▶ Your objective: Your output is the lines from the first one to the one containing "PER FORNITORI ESTERNI", repeated exactly, with images left out.

▶ Information supplied:
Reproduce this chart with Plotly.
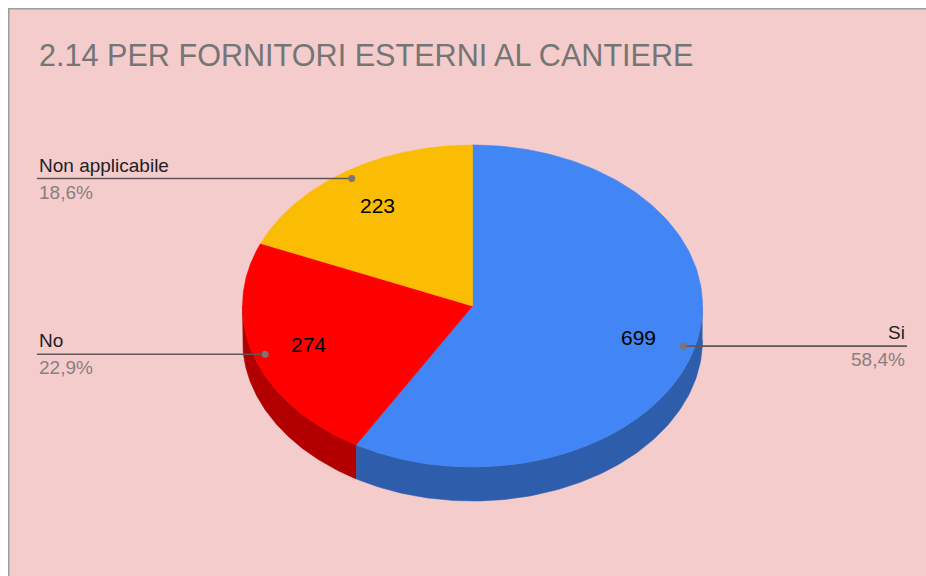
import numpy as np
import plotly.graph_objects as go

# ---- data ----
categories = ["Si", "No", "Non applicabile"]
values = [699, 274, 223]
title_text = "2.14 PER FORNITORI ESTERNI AL CANTIERE"

# ---- style ----
top_colors = ["#4285f4", "#ff0000", "#fbbc04"]
side_colors = ["#2e5dab", "#b20000", "#b08403"]
W, H = 926, 576
CX, CY, RX, RY, DEPTH = 472.5, 306.0, 230.0, 161.0, 34.0
LEFT_END, RIGHT_END = 37, 907
FONT = "Liberation Sans, Arial, sans-serif"

total = sum(values)
fractions = [v / total for v in values]
percent_labels = [f"{f*100:.1f}%".replace(".", ",") for f in fractions]
starts = np.concatenate([[0], np.cumsum(fractions)[:-1]]) * 360
ends = np.cumsum(fractions) * 360


def pt(theta_deg, r=1.0):
    t = np.radians(theta_deg)
    return CX + r * RX * np.sin(t), CY - r * RY * np.cos(t)


fig = go.Figure()

# sides (front half only)
for a, b, c in zip(starts, ends, side_colors):
    lo, hi = max(a, 90), min(b, 270)
    if hi <= lo:
        continue
    th = np.linspace(lo, hi, 120)
    xt, yt = pt(th)
    xs = np.concatenate([xt, xt[::-1]])
    ys = np.concatenate([yt, (yt + DEPTH)[::-1]])
    fig.add_trace(go.Scatter(x=xs, y=ys, fill="toself", fillcolor=c, mode="lines",
                             line=dict(color=c, width=0.6), hoverinfo="skip",
                             showlegend=False))

# tops
for a, b, c in zip(starts, ends, top_colors):
    th = np.linspace(a, b, 200)
    xt, yt = pt(th)
    xs = np.concatenate([[CX], xt, [CX]])
    ys = np.concatenate([[CY], yt, [CY]])
    fig.add_trace(go.Scatter(x=xs, y=ys, fill="toself", fillcolor=c, mode="lines",
                             line=dict(color=c, width=0.6), hoverinfo="skip",
                             showlegend=False))

annotations = []
# value labels and leaders
for cat, v, pct, a, b in zip(categories, values, percent_labels, starts, ends):
    mid = (a + b) / 2
    lx, ly = pt(mid, 0.75)
    annotations.append(dict(x=lx, y=ly, text=str(v), showarrow=False,
                            font=dict(family=FONT, size=21, color="#000000"),
                            xanchor="center", yanchor="middle"))
    dx, dy = pt(mid, 0.95)
    right = dx > CX
    ex = RIGHT_END if right else LEFT_END
    fig.add_trace(go.Scatter(x=[dx, ex], y=[dy, dy], mode="lines",
                             line=dict(color="#5f5757", width=1.6),
                             hoverinfo="skip", showlegend=False))
    fig.add_trace(go.Scatter(x=[dx], y=[dy], mode="markers",
                             marker=dict(color="#7f7373", size=7),
                             hoverinfo="skip", showlegend=False))
    anchor = "right" if right else "left"
    annotations.append(dict(x=ex, y=dy - 1, text=cat, showarrow=False,
                            font=dict(family=FONT, size=19, color="#222222"),
                            xanchor=anchor, yanchor="bottom"))
    annotations.append(dict(x=ex, y=dy + 1, text=pct, showarrow=False,
                            font=dict(family=FONT, size=19, color="#8a7f80"),
                            xanchor=anchor, yanchor="top"))

annotations.append(dict(x=37, y=55, text=title_text, showarrow=False,
                        font=dict(family=FONT, size=30.6, color="#757575"),
                        xanchor="left", yanchor="middle"))

fig.update_layout(
    width=W, height=H, margin=dict(l=0, r=0, t=0, b=0),
    paper_bgcolor="#ffffff", plot_bgcolor="rgba(0,0,0,0)",
    xaxis=dict(range=[0, W], visible=False, fixedrange=True),
    yaxis=dict(range=[H, 0], visible=False, fixedrange=True),
    annotations=annotations,
    shapes=[
        dict(type="rect", xref="x", yref="y", x0=8, y0=8, x1=W, y1=H,
             fillcolor="#f4cccc", line=dict(width=0), layer="below"),
        dict(type="line", xref="x", yref="y", x0=8.75, y0=8, x1=8.75, y1=H,
             line=dict(color="#9e9e9e", width=1.5), layer="below"),
        dict(type="line", xref="x", yref="y", x0=8, y0=8.75, x1=W, y1=8.75,
             line=dict(color="#9e9e9e", width=1.5), layer="below"),
    ],
    showlegend=False,
)

fig.write_html("out.html", config={"displayModeBar": False})

# remove the default page margin so the figure sits at the window origin
with open("out.html", "r", encoding="utf-8") as f:
    html = f.read()
html = html.replace("<body>", '<body style="margin:0;padding:0;overflow:hidden;">', 1)
with open("out.html", "w", encoding="utf-8") as f:
    f.write(html)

▶ Full output:
Reproduce this chart with Plotly.
import numpy as np
import plotly.graph_objects as go

# ---- data ----
categories = ["Si", "No", "Non applicabile"]
values = [699, 274, 223]
title_text = "2.14 PER FORNITORI ESTERNI AL CANTIERE"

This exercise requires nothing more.